* Start *

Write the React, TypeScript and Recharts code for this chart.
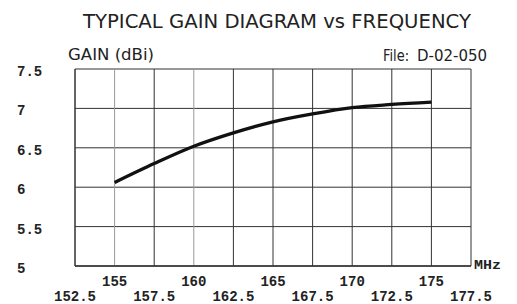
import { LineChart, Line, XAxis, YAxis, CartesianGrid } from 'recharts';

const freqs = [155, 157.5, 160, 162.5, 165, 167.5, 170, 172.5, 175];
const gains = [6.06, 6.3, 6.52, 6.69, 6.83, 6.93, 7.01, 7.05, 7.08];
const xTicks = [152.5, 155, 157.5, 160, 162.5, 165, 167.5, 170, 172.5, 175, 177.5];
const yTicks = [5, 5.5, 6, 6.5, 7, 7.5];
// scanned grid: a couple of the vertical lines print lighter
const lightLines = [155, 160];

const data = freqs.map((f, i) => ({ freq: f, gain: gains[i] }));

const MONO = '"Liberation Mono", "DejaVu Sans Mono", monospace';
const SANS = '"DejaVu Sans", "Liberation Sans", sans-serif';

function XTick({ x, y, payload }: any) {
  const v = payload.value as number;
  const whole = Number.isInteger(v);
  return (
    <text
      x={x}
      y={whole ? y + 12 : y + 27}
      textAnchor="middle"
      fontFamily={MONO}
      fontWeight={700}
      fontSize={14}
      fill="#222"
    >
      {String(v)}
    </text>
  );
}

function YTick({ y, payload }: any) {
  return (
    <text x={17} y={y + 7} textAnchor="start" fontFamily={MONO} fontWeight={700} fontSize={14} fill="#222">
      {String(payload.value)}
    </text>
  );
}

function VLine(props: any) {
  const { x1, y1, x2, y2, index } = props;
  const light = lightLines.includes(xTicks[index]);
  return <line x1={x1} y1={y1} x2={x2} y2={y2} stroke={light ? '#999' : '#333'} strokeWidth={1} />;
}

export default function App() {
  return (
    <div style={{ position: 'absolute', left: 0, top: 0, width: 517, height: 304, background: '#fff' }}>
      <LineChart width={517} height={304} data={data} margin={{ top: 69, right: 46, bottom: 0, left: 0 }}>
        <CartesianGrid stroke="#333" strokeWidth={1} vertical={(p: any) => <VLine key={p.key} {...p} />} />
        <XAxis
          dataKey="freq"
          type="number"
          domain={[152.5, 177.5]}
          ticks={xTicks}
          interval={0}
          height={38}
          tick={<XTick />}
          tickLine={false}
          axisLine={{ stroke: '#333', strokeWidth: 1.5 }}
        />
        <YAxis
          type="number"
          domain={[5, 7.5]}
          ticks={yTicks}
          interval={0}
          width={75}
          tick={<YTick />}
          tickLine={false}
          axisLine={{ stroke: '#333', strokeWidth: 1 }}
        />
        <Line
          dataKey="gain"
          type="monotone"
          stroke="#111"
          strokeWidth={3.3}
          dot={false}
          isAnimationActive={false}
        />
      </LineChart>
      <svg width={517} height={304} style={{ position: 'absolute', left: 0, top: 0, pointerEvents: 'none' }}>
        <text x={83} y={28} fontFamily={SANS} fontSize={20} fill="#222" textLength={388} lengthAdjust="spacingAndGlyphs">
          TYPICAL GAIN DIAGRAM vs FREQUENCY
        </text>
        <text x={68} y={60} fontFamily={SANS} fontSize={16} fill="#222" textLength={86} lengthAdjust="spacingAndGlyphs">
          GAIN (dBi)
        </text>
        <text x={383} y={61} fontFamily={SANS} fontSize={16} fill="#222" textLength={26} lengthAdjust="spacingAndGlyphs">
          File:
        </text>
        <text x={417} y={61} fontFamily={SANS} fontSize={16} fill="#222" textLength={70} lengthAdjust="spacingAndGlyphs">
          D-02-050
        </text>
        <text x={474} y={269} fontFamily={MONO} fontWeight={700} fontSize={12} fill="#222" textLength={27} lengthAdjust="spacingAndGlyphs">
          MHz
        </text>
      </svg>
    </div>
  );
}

* End *
* Start *

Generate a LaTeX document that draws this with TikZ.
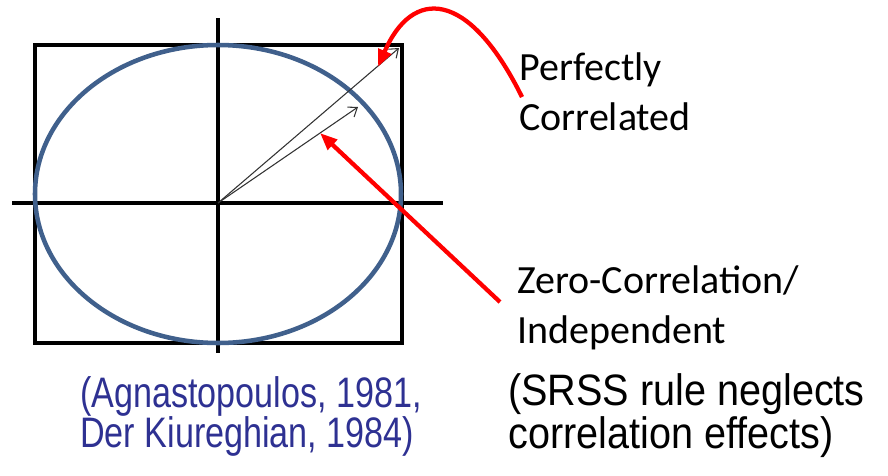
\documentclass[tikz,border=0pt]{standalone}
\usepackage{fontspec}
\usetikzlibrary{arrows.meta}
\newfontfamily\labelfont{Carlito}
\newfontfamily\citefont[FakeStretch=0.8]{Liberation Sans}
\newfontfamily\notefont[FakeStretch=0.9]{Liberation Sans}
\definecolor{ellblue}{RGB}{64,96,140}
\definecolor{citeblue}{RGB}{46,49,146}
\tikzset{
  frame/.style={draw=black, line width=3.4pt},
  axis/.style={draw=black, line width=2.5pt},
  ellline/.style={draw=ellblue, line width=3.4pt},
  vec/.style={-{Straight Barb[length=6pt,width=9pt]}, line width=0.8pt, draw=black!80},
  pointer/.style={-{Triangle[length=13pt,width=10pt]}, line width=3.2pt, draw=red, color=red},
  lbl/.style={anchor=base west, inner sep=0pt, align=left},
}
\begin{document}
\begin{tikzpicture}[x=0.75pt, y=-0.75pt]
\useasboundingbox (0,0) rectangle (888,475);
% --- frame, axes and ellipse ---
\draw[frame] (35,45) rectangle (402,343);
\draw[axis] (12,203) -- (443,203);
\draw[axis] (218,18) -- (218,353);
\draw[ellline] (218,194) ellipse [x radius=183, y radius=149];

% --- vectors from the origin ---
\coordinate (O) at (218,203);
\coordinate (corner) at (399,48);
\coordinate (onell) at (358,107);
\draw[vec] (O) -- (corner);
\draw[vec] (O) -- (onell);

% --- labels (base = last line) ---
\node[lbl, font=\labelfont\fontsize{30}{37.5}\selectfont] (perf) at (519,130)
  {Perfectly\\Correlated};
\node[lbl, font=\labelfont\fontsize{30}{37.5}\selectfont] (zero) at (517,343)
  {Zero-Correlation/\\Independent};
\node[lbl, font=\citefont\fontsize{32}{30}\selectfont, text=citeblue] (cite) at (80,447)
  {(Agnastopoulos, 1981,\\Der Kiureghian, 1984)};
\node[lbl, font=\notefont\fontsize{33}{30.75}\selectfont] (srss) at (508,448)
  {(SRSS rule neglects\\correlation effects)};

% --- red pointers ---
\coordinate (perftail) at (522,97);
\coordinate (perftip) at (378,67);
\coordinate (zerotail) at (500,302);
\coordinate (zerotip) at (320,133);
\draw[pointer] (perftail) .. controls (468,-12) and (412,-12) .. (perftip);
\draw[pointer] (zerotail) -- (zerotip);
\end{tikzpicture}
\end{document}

* End *

Goal: Word for word, repeat the lines above from the one with "Write the React, TypeScript" through the one with "const data = freqs.map((f, i)", and nothing beyond them. Omit the pictures.

Answer to this problem:
Write the React, TypeScript and Recharts code for this chart.
import { LineChart, Line, XAxis, YAxis, CartesianGrid } from 'recharts';

const freqs = [155, 157.5, 160, 162.5, 165, 167.5, 170, 172.5, 175];
const gains = [6.06, 6.3, 6.52, 6.69, 6.83, 6.93, 7.01, 7.05, 7.08];
const xTicks = [152.5, 155, 157.5, 160, 162.5, 165, 167.5, 170, 172.5, 175, 177.5];
const yTicks = [5, 5.5, 6, 6.5, 7, 7.5];
// scanned grid: a couple of the vertical lines print lighter
const lightLines = [155, 160];

const data = freqs.map((f, i) => ({ freq: f, gain: gains[i] }));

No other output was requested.